Mike Williams ranked seventh for all pass catchers in red zone fantasy production, yet ranked 25th in expected output. We know that Mike Williams cannot sustain the touchdown efficiency he had a year ago when he turned 23.3 percent of his receptions into touchdowns. Williams added four receiving touchdowns from three yards out or closer, which was tied for the league lead. But one sticking point for Williams is that he was an elite touchdown producer in college — catching a touchdown on 11.9 percent of his receptions — and his quarterback, Phillip Rivers, has thrown 26 or more touchdown passes in 11 consecutive seasons. With his projected increased role and history of producing touchdowns, I’m more bullish on Williams matching his required fantasy cost than I am of the other 2018 breakout/2019 ADP risers in Ridley and Lockett.
There may not be another wideout who turned in a more unique season in 2018 than Tyler Lockett, so much so it barely makes any sense in terms of how efficient he was on the field. We’ll have more on him later, but seven of his 10 touchdowns came from outside of the red zone and he managed just six red zone targets and just seven end zone targets on the season. Unlike both Ridley and Boyd — who still have to contend with alpha WR1 options on their own teams — Lockett at least has a clear runway to lead his team in opportunity with the loss of Doug Baldwin, albeit in a lower passing volume offense in totality.
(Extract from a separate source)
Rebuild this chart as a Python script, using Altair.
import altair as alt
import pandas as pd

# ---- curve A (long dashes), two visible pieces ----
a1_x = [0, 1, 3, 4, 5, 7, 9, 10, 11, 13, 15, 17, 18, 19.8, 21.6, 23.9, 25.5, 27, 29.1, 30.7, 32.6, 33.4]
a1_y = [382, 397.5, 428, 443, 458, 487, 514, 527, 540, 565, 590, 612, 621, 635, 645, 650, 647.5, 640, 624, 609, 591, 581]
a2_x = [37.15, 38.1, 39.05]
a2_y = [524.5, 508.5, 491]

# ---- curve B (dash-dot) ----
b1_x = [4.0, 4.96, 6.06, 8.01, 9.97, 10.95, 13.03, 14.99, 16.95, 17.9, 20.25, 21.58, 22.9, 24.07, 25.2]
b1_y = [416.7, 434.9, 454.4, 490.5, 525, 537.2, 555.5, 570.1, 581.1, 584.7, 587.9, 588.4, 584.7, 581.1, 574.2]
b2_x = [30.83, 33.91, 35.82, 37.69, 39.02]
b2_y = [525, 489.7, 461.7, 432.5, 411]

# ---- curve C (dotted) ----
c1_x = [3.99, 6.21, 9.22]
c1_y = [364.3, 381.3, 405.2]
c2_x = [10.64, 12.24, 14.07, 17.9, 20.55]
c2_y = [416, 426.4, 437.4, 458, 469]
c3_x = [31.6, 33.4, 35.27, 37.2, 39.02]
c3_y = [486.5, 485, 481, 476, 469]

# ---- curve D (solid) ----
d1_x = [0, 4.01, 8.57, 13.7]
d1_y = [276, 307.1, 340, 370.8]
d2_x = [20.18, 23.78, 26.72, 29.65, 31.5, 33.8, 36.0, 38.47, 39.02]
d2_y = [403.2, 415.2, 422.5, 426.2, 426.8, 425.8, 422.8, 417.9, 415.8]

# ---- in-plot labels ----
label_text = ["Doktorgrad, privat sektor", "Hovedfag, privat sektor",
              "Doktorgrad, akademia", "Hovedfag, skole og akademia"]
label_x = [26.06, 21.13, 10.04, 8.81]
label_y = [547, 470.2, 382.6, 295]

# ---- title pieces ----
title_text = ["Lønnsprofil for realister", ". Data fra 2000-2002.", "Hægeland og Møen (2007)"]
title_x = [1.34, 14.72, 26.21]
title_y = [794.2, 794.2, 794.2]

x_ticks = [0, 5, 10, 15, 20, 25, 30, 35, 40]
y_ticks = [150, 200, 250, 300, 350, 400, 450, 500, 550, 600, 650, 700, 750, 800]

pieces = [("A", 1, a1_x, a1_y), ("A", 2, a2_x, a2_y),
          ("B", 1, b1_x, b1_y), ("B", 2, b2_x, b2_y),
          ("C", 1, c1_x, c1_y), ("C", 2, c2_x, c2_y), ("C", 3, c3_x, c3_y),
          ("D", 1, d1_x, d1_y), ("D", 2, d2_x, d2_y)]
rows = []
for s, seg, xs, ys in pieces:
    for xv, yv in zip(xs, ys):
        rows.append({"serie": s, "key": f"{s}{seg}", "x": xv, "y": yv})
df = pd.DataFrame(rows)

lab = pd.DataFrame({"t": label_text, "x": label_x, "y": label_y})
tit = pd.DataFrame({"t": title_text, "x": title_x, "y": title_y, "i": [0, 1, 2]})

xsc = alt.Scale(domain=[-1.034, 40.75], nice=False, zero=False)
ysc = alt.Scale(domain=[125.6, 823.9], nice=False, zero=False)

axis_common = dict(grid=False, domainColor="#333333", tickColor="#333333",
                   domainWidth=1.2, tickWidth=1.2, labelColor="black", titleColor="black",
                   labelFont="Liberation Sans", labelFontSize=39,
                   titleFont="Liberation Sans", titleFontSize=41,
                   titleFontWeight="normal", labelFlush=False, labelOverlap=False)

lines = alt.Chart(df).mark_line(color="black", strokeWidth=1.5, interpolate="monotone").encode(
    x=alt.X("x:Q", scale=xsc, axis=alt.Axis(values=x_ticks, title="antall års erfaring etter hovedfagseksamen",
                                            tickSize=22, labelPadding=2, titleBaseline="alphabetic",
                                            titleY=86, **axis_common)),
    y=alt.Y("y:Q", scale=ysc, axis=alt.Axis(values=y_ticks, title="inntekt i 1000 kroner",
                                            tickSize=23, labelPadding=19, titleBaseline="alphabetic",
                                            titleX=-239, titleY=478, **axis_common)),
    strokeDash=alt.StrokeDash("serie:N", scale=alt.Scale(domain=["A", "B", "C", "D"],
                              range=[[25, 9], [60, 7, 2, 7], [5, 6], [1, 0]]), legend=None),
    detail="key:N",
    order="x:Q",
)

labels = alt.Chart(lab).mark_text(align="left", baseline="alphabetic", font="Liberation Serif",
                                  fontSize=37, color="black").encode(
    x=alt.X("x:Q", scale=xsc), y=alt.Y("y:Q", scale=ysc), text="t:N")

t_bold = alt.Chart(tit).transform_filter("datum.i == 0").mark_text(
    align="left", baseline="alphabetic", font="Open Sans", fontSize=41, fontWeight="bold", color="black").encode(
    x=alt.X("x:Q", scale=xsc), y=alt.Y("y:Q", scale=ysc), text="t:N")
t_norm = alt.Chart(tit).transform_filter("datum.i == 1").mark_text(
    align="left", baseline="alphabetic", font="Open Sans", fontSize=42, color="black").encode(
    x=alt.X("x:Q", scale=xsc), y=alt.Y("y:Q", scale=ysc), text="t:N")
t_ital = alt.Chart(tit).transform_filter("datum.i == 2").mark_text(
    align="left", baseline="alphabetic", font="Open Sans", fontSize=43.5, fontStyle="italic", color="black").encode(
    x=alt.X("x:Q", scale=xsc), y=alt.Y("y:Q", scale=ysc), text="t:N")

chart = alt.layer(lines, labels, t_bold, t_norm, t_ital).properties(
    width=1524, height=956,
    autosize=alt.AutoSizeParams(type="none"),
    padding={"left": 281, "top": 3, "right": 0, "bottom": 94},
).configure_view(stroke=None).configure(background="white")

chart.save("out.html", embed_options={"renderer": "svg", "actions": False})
Tight Ends 10 Fantasy Points Over Expectation in Red Zone
Eric Ebron was one of the biggest values of the season in 2018, but there’s a lot of points to remain cautious on paying the immediate tax on his 2018 breakout. Ebron turned 11.8 percent of his targets into touchdowns, which ranks second all-time out of 126 seasons from tight ends with 100-plus targets, behind only Rob Gronkowski’s 2011 season (13.7 percent). He got there on the strength of scoring on 55.6 percent (10-of-18) of his red zone targets while the league ran at a 31.8 percent rate. Ebron caught nine touchdown passes from 12-yards out or longer, the most among all tight ends. For comparison, Travis Kelce had just four touchdowns in that range. There are other reasons to tread lightly with Ebron, but his 2018 touchdown output should be expected to come down.
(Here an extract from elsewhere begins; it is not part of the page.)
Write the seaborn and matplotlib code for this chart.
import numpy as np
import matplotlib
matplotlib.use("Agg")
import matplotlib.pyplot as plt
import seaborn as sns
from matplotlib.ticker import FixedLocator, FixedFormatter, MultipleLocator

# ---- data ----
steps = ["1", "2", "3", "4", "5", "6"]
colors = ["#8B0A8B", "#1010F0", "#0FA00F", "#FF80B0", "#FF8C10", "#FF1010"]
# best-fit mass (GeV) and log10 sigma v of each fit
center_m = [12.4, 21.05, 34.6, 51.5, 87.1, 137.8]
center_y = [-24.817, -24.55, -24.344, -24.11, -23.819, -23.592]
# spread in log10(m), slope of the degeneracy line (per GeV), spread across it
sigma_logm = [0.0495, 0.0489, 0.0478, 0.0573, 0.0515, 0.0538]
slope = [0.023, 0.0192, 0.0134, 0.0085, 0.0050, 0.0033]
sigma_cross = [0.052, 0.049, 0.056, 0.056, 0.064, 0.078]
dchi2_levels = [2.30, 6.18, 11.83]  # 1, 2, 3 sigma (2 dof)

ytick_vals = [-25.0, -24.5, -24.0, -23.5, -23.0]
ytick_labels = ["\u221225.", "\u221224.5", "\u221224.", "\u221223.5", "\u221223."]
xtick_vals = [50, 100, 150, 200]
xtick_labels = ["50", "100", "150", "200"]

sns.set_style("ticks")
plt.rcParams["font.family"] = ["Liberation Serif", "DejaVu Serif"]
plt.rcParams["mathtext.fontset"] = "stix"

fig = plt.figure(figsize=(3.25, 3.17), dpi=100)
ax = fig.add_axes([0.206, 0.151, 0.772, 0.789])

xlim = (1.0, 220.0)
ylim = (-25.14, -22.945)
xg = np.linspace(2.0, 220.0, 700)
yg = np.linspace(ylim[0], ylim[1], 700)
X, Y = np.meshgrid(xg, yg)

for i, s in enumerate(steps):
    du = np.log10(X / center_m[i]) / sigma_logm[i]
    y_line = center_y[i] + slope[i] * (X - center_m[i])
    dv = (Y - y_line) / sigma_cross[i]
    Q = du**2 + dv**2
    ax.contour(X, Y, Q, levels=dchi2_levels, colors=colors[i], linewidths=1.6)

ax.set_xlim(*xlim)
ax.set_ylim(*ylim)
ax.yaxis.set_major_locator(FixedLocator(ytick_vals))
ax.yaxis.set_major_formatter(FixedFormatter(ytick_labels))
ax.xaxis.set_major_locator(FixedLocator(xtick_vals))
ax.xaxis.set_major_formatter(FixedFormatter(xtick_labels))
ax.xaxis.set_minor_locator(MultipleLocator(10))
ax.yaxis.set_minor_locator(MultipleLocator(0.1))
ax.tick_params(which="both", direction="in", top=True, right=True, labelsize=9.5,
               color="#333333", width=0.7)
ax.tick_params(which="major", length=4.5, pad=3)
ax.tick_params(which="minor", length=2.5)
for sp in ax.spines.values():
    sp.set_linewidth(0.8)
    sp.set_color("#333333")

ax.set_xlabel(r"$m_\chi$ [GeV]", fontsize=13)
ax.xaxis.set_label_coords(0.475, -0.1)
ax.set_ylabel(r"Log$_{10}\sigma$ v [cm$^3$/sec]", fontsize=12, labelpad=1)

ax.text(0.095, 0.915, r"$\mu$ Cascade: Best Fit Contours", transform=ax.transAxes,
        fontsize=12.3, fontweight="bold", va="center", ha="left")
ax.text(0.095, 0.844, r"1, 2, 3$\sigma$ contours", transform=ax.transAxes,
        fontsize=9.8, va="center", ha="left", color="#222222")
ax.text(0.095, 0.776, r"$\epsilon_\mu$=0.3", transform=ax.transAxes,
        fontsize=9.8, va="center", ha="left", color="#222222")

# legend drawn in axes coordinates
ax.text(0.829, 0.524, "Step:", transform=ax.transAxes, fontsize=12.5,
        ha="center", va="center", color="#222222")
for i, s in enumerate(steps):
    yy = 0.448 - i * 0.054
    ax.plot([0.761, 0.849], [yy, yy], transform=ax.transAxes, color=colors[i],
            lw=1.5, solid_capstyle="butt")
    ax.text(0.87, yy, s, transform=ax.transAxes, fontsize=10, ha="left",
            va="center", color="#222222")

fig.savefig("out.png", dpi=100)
Travis Kelce led all tight ends in expected output, so there’s not much to see here beyond the overall inflation of the Chiefs offense from an efficiency stance in 2018.
Both Tampa Bay tight ends find themselves here, but I am less concerned about O.J. Howard’s volume to date near the end zone because I attribute a portion of it to be due to injuries while anticipating his overall target volume to expand. Howard has just seven targets from inside the 10-yard line for his career but has lived on the efficiency of turning five of those targets into touchdowns. Tampa Bay lost 37 percent of their team targets — the fourth-highest rate in the league — while Howard is clearly the third-best talent in his team’s remaining passing game.
Chris Herndon was a breakout candidate for many, but his four-game suspension to start the season makes it hard to draft him outside of the deepest of formats. That suspension may save a few people from a regrettable decision. Herndon had almost no involvement near the end zone as a rookie. Herndon saw just one target inside the 10-yard line all season, but he still scored four times in his first season. The Jets acquired Jamison Crowder and Le’Veon Bell this offseason while they’ll get Quincy Enunwa — who missed five games in 2018 — back into the lineup as well, which leaves the opportunity growth for Herndon still a question mark once he returns to the lineup.